Key among these machines is an Extec C-12 purchased in 2007 and which is now employed on the demolition of an old Sainsbury's store in High Wycombe to make way for the impressive and long-awaited New Eden project.
Spearheading the construction and demolition waste processing is Downwell's Extec C-12 crusher which has worked on site, non-stop since June 2007, said Downwell's site manager Billy Sandford.
Having enjoyed such exceptional performance from its latest Extec C-12 machine, Downwell Demolition has also chosen to update its C-10 machine to a C-10+ specification. Matt Phillips says that the C-10+ (and the previous C-10) was purchased to allow the company to work efficiently on inner city sites, particularly in and around London.

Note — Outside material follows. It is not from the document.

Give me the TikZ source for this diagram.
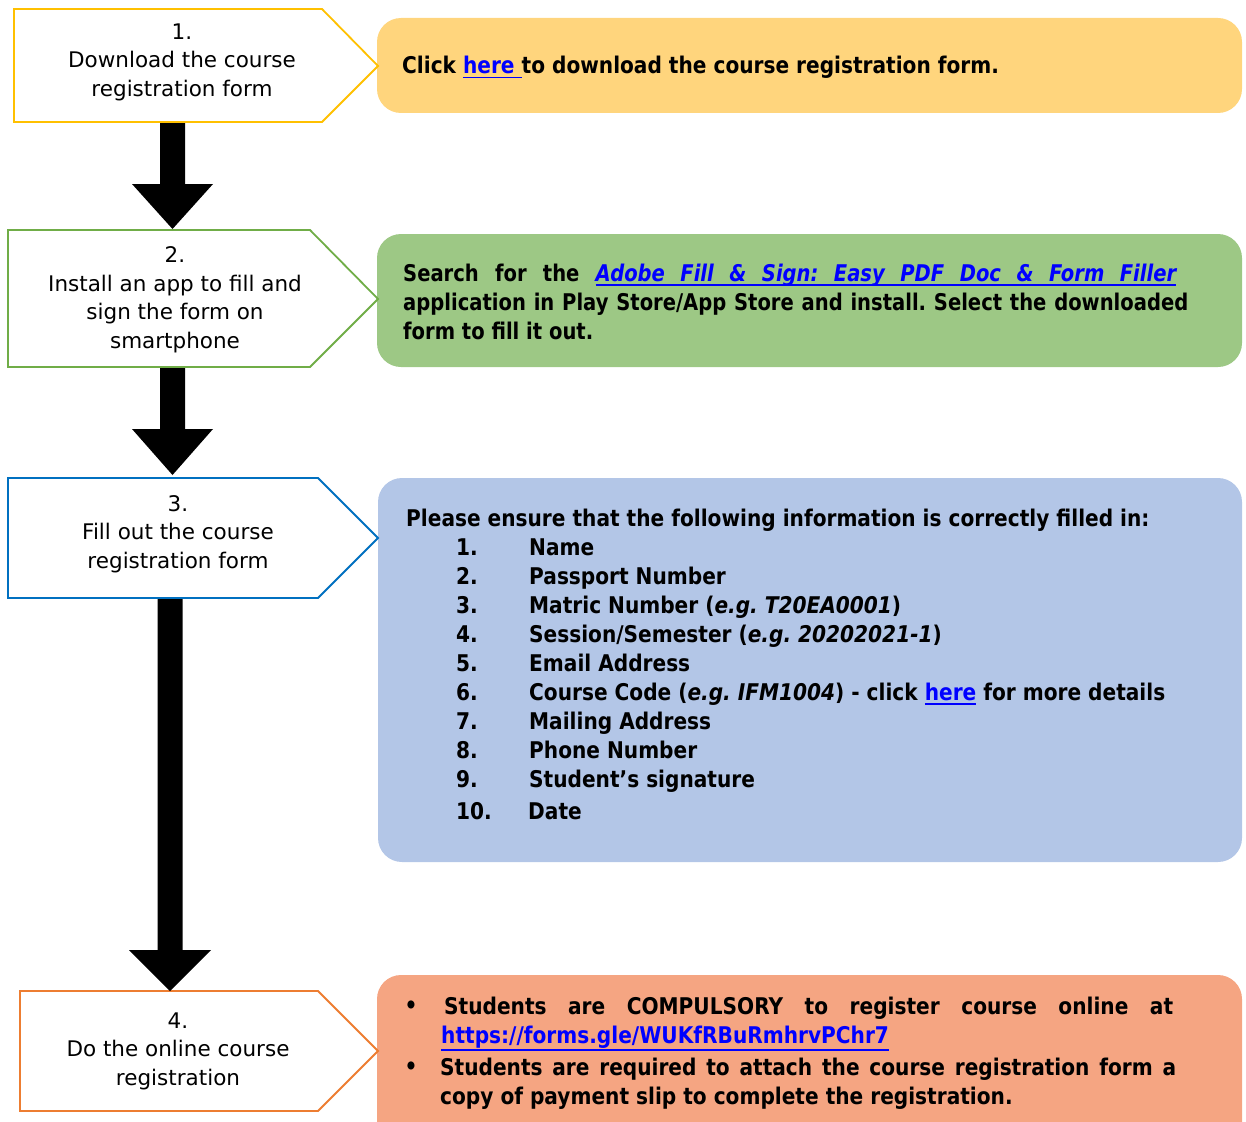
\documentclass[tikz,border=0pt]{standalone}
\usepackage{fontspec}
\setmainfont{DejaVu Sans}
\newfontfamily\rfont{DejaVu Sans}[FakeStretch=0.875]
\newfontfamily\rfontb{DejaVu Sans}[FakeStretch=0.85]
\usetikzlibrary{calc}
\definecolor{cY}{HTML}{FFC000}
\definecolor{cG}{HTML}{70AD47}
\definecolor{cB}{HTML}{0070C0}
\definecolor{cO}{HTML}{ED7D31}
\definecolor{fY}{HTML}{FFD57D}
\definecolor{fG}{HTML}{9DC885}
\definecolor{fB}{HTML}{B3C6E7}
\definecolor{fO}{HTML}{F5A582}
\definecolor{lnkblue}{HTML}{0000FF}
\newsavebox\ulbox
\newcommand\myul[2][-4.5pt]{\sbox\ulbox{#2}\rlap{\rule[#1]{\wd\ulbox}{1.8pt}}\usebox\ulbox}
\newcommand\lnk[2][-4.5pt]{\textcolor{lnkblue}{\myul[#1]{#2}}}
\newcommand\lnki[1]{\textcolor{lnkblue}{\itshape\myul{\spaceskip=15.5pt\relax #1}}}
\newcommand\itm[2]{\hspace*{50pt}\makebox[73pt][l]{#1}#2}
\newcommand\blockarr[4]{% start, tip, head length, head half width
  \fill ($(#1)+(-12.5,0)$) -- ($(#1)+(12.5,0)$) -- ($(#2)+(12.5,-#3)$) -- ($(#2)+(#4,-#3)$)
    -- (#2) -- ($(#2)+(-#4,-#3)$) -- ($(#2)+(-12.5,-#3)$) -- cycle;}
\begin{document}
\begin{tikzpicture}[x=1pt,y=-1pt,
  stepbox/.style={line width=1.8pt, fill=white},
  infobox/.style={rounded corners=24pt},
  lbl/.style={align=center, inner sep=0pt, font=\fontsize{21.5}{28.5}\selectfont},
  rtxt/.style={inner sep=0pt, font=\rfont\bfseries\fontsize{23}{29}\selectfont\frenchspacing}]
\useasboundingbox (0,0) rectangle (1246,1121);
% info boxes
\fill[fY, infobox] (377,18) rectangle (1242,113);
\fill[fG, infobox] (377,234) rectangle (1242,367);
\fill[fB, infobox] (378,478) rectangle (1242,862);
\fill[fO, infobox] (377,975) rectangle (1242,1150);
% step boxes
\draw[stepbox, draw=cY] (14,9) -- (322,9) -- (378,66) -- (322,122) -- (14,122) -- cycle;
\draw[stepbox, draw=cG] (8,230) -- (310,230) -- (378,299) -- (310,367) -- (8,367) -- cycle;
\draw[stepbox, draw=cB] (8,478) -- (318,478) -- (378,538) -- (318,598) -- (8,598) -- cycle;
\draw[stepbox, draw=cO] (20,991) -- (318,991) -- (378,1051) -- (318,1111) -- (20,1111) -- cycle;
% arrows
\coordinate (a1s) at (172.5,123); \coordinate (a1e) at (172.5,229);
\coordinate (a2s) at (172.5,368); \coordinate (a2e) at (172.5,475);
\coordinate (a3s) at (170,599);   \coordinate (a3e) at (170,991);
\blockarr{a1s}{a1e}{45}{40.5}
\blockarr{a2s}{a2e}{46}{40.5}
\blockarr{a3s}{a3e}{41}{41}
% step texts
\node[lbl] (s1) at (182,62) {1.\\Download the course\\registration form};
\node[lbl] (s2) at (175,300) {2.\\Install an app to fill and\\sign the form on\\smartphone};
\node[lbl] (s3) at (178,534) {3.\\Fill out the course\\registration form};
\node[lbl] (s4) at (178,1051) {4.\\Do the online course\\registration};
% info texts
\node[rtxt, anchor=base west] (ia) at (402,74) {Click \lnk{here }to download the course registration form.};
\node[rtxt, font=\rfontb\bfseries\fontsize{23}{29}\selectfont\frenchspacing, anchor=north west, text width=785pt, align=justify] (ib) at (403,263.5)
  {Search for the \lnki{Adobe Fill \& Sign: Easy PDF Doc \& Form Filler}\hspace*{12pt}\linebreak
   application in Play Store/App Store and install. Select the downloaded\linebreak form to fill it out.};
\node[rtxt, anchor=north west, align=left] (ic) at (406,508.5)
  {Please ensure that the following information is correctly filled in:\\
   \itm{1.}{Name}\\
   \itm{2.}{Passport Number}\\
   \itm{3.}{Matric Number (\textit{e.g. T20EA0001})}\\
   \itm{4.}{Session/Semester (\textit{e.g. 20202021-1})}\\
   \itm{5.}{Email Address}\\
   \itm{6.}{Course Code (\textit{e.g. IFM1004}) - click \lnk{here} for more details}\\
   \itm{7.}{Mailing Address}\\
   \itm{8.}{Phone Number}\\
   \itm{9.}{Student’s signature}\\[3pt]
   \hspace*{50pt}\makebox[72pt][l]{10.}Date};
\node[rtxt] (b1) at (411,1007) {•};
\node[rtxt] (b2) at (411,1068) {•};
\node[rtxt, anchor=north west, text width=729pt, align=justify] (id1) at (444,996.5)
  {Students are COMPULSORY to register course online at\linebreak
   \hspace*{-3pt}\lnk[-8pt]{https://forms.gle/WUKfRBuRmhrvPChr7}};
\node[rtxt, anchor=north west, text width=736pt, align=justify] (id2) at (440,1057.5)
  {Students are required to attach the course registration form a\linebreak
   copy of payment slip to complete the registration.};
\end{tikzpicture}
\end{document}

The new C-10+ was commissioned on site at the Quantum House redevelopment in Croydon, a four-month contract to demolish and recycle a 7-storey office block that was the former home of EMAP magazines including, ironically, Local Authority Waste & Environment, a magazine specialising in the waste and recycling field. The C-10+ was then sent to Kingsnorth Power Station in Kent where it processed a mixture on concrete and slag on a 7 week contract. And it will shortly be sent to DEFRA in Guildford where the Downwell team are currently engaged in a soft strip of the building in preparation for new affordable housing project by Linden Homes.
"Almost without exception, demolition waste is now processed on site and left for future development," Matt Phillips concludes. "The two Extec machines enable us to process all C&D waste into Type 1 or 6F2 very efficiently, which makes them not only environmentally friendly but also extremely cost-effective".